# [INSTRUCTIONS FOR THE TASK]
Repeat exactly the lines from the start of the material below up to and including the "179.3, 182.4, 176.4]" line.

# [SOURCE DATA]
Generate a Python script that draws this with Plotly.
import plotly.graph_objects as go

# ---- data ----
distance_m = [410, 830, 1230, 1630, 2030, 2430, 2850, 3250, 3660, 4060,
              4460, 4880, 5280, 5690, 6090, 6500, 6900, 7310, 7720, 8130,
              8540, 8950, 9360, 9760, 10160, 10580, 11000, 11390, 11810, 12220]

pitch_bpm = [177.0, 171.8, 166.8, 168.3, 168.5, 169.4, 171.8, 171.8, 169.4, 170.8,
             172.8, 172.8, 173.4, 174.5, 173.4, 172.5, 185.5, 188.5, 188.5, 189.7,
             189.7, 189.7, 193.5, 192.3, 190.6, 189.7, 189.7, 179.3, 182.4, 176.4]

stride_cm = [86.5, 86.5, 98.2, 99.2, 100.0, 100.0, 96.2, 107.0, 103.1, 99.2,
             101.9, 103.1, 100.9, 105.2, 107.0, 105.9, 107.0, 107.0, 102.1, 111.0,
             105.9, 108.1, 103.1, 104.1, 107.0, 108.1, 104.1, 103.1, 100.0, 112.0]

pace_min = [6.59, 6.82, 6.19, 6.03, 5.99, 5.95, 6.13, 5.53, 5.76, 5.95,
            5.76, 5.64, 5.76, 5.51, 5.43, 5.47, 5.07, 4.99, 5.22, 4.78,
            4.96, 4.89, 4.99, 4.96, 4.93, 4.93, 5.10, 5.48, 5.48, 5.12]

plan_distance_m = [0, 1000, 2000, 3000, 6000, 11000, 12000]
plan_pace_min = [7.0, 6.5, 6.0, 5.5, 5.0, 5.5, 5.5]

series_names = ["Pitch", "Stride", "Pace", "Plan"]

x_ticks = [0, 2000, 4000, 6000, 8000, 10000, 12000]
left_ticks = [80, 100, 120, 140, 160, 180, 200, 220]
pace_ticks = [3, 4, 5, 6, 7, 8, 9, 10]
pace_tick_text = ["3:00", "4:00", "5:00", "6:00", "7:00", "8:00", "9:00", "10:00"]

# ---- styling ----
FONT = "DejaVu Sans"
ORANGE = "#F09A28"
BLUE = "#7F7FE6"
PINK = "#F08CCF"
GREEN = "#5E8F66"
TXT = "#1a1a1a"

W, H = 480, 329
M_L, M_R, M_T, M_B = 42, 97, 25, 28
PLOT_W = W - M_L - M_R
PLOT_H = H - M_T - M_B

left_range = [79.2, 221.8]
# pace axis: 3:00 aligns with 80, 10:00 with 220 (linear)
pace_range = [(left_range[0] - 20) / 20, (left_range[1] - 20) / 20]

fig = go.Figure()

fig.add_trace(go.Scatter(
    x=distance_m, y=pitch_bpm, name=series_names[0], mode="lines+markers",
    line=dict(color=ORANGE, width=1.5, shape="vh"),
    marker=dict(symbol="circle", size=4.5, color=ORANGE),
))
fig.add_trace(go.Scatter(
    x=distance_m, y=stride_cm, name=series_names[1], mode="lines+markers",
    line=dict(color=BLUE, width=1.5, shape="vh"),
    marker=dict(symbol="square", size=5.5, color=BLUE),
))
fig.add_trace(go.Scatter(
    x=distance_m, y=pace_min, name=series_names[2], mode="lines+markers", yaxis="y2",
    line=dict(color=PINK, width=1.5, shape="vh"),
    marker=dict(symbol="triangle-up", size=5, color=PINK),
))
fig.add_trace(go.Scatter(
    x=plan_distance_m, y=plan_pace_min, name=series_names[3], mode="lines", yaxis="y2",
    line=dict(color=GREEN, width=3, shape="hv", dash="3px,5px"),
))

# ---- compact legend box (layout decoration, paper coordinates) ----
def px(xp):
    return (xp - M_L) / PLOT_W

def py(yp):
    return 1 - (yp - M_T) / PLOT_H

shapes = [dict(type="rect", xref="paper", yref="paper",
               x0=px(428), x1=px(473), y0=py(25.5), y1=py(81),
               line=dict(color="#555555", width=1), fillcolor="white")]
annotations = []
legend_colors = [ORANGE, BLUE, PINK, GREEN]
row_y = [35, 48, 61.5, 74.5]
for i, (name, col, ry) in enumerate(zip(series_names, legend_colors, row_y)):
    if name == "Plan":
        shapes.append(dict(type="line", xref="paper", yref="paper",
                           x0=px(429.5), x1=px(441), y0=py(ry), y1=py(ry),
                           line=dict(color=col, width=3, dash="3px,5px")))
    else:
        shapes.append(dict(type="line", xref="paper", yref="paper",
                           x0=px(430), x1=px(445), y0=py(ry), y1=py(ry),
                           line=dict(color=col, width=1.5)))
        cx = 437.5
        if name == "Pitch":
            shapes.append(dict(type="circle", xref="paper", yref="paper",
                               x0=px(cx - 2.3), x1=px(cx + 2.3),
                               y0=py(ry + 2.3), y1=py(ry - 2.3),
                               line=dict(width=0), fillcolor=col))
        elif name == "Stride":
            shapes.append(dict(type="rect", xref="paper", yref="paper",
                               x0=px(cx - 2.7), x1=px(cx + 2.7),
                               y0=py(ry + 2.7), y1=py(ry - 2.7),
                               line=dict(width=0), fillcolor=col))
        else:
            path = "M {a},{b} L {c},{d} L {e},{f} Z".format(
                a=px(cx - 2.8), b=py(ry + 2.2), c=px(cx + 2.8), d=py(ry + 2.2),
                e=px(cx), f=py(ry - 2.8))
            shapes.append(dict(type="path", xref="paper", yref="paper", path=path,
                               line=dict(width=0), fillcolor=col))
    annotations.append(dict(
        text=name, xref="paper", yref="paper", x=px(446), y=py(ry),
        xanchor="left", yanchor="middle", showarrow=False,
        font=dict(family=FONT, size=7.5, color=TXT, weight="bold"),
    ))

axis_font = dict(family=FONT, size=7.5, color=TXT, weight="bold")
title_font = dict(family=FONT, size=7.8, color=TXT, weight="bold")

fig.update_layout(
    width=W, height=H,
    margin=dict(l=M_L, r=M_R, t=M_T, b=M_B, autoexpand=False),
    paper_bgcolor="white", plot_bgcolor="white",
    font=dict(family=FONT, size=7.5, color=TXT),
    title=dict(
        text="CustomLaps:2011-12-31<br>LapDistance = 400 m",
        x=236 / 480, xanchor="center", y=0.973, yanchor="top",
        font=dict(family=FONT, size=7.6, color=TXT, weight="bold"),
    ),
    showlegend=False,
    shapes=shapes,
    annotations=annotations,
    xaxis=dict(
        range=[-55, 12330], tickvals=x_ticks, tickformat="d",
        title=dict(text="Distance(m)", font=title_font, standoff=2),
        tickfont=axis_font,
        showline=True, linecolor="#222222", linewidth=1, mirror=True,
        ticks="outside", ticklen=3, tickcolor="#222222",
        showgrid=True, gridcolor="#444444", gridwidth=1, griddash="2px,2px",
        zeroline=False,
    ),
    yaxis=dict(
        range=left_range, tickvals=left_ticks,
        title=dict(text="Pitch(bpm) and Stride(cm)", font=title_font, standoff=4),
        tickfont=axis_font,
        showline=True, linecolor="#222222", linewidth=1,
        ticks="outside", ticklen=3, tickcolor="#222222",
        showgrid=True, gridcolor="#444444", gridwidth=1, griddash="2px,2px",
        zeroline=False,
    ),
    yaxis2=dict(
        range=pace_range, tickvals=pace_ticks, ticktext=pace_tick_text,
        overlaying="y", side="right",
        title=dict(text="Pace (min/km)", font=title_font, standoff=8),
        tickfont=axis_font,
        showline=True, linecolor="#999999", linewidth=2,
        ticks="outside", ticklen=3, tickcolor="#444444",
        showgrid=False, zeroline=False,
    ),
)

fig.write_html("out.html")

# [ANSWER IN FULL]
Generate a Python script that draws this with Plotly.
import plotly.graph_objects as go

# ---- data ----
distance_m = [410, 830, 1230, 1630, 2030, 2430, 2850, 3250, 3660, 4060,
              4460, 4880, 5280, 5690, 6090, 6500, 6900, 7310, 7720, 8130,
              8540, 8950, 9360, 9760, 10160, 10580, 11000, 11390, 11810, 12220]

pitch_bpm = [177.0, 171.8, 166.8, 168.3, 168.5, 169.4, 171.8, 171.8, 169.4, 170.8,
             172.8, 172.8, 173.4, 174.5, 173.4, 172.5, 185.5, 188.5, 188.5, 189.7,
             189.7, 189.7, 193.5, 192.3, 190.6, 189.7, 189.7, 179.3, 182.4, 176.4]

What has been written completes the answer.